Today's graph compares a $100 investment growth in the S&P 500 without dividends vs. dividends reinvested. The S&P 500 index has climbed to 17.9 times its 1980 value, while $100,000 would have grown 52.9 times to $5,285,910 if dividends were reinvested.
 
When you think a 2% dividend yield is not much to get excited about, keep in mind that, unlike interest payments, dividends tend to grow over time since the portion of a company's revenues that is not paid out to you as a current dividend is frequently reinvested to increase future dividends. The latter issue, along with taxes, is one of the reasons I do not solely buy high dividend-paying stocks, but anything accounting for 3/4 of the S&P 500's fantastic return over the last 40 years is a significant enough component never to overlook.

 
S&P 500 Total Return: Dividends vs. Capital Appreciation.
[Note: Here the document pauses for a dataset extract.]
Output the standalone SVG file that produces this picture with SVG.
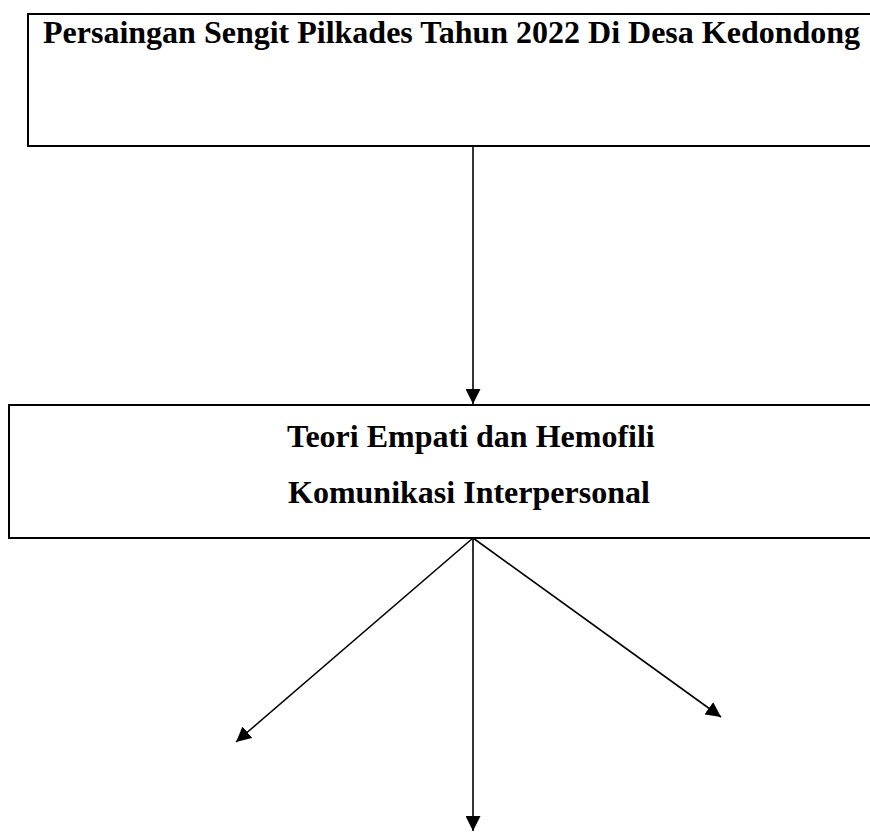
<svg xmlns="http://www.w3.org/2000/svg" width="870" height="832" viewBox="0 0 870 832">
<style>
.box{fill:#fff;stroke:#000;stroke-width:2}
.t{font-family:"Liberation Serif","Times New Roman",serif;font-weight:bold;font-size:32px;fill:#000}
.c{stroke:#000;stroke-width:1.6;fill:none}
</style>
<defs>
<marker id="ah" viewBox="0 0 10 10" refX="10" refY="5" markerWidth="15" markerHeight="15" markerUnits="userSpaceOnUse" orient="auto">
<path d="M0,0 L10,5 L0,10 z" fill="#000"/>
</marker>
</defs>
<rect width="870" height="832" fill="#fff"/>
<g id="node-persaingan">
<rect class="box" x="28" y="14" width="860" height="132"/>
<text class="t" x="43" y="43">Persaingan Sengit Pilkades Tahun 2022 Di Desa Kedondong</text>
</g>
<g id="node-teori">
<rect class="box" x="9" y="405" width="880" height="133"/>
<text class="t" x="287" y="447">Teori Empati dan Hemofili</text>
<text class="t" x="288" y="503">Komunikasi Interpersonal</text>
</g>
<g id="connectors">
<line class="c" x1="473" y1="146" x2="473" y2="404" marker-end="url(#ah)"/>
<line class="c" x1="473" y1="538" x2="236" y2="742" marker-end="url(#ah)"/>
<line class="c" x1="473" y1="538" x2="473" y2="831" marker-end="url(#ah)"/>
<line class="c" x1="473" y1="538" x2="721" y2="717" marker-end="url(#ah)"/>
</g>
</svg>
According to industry data, corporations that pay dividends have higher returns than non-payers and have reduced volatility. While some investors may associate dividend payers with stodgy businesses with slow growth, dividend-payers can be found in many sectors and industries. Dividends can compel management teams to be more fiscally responsible, as they may otherwise be tempted to utilize capital on potentially dilutive purchases.

 
Average Annual Return & Volatility by Dividend Policy for Stocks in the S&P 500 Index – Period: March 31, 1972, to December 31, 2019
Many income investors believed that the best place to invest for stability was in the treasury or corporate bond markets. Treasury bonds can be a haven in times of crisis, but their yields have fallen dramatically following more than three decades of a bull market. Treasury yields in the United States are near all-time lows, thanks to global central banks reducing interest rates to near-zero levels and injecting trillions of dollars into the system.
 
Only a few times has the dividend yield on the S&P 500 Index been higher than the yield on 10-year US Treasury notes. Having stated that, the current situation is one of those cases.
 
My Opinion on Investing in Dividend Paying Stocks.
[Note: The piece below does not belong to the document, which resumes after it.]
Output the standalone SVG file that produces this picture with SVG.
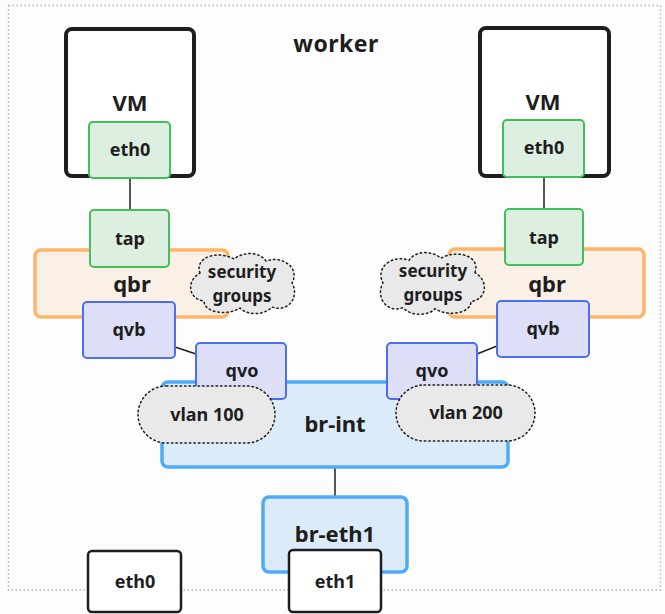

My portfolio consisted only of dividend-paying stocks, and I changed the investment portfolio strategy when I decided to have a significant concentration on Alibaba Group (Ticker: BABA). If we compare the performance now, of course, I regretted it since there is at least a $250,000 difference from my old portfolio to the current one (as of November 2021). However, I am still going to stick with the stock portfolio holdings for a more extended period. Maybe, I still have the opportunity to beat my old portfolio performance. Nevertheless, from this investment mistake, I learned something valuable: not to underestimate dividend-paying stocks. Yes, investing in a pool of dividend-paying stocks can be dull; however, this stock investment strategy can be a winning solution.
 
Personally, what I like about dividend-paying stocks is the dividend payout they issue every quarter. When I was managing my old dividend-paying portfolio, I used the cash flow from dividends to purchase stocks I like to buy, and I cannot do this anymore since Alibaba Group (Ticker: BABA) is not a dividend-paying stock. So when Alibaba's stock price goes down, I cannot use dividends I used to receive every month from purchasing more when the stock is at a bargain price.

 
The Bottom Line
Overall, while some investors may argue that dividends are a waste of money, these analyses show that dividend-paying firms outperform their benchmark in the long run. Some businesses aren't like this. Some companies, such as Berkshire Hathaway, have outperformed the S&P 500 without paying out earnings to shareholders. These businesses, on the other hand, are one-of-a-kind.
 
The evidence, on average, speaks volumes about the efficacy of dividends, particularly for long-term investors who aren't concerned with short-term success. Dividends, as we've shown, maybe a significant part of total return over time, with dividend-paying stocks outperforming non-dividend-paying equities in the long run. In this low-interest-rate climate, a dividend strategy can be extremely appealing. Nonetheless, not all dividend-paying stocks are created equal. So remember to focus on discovering high-quality firms that can expand dividends over time.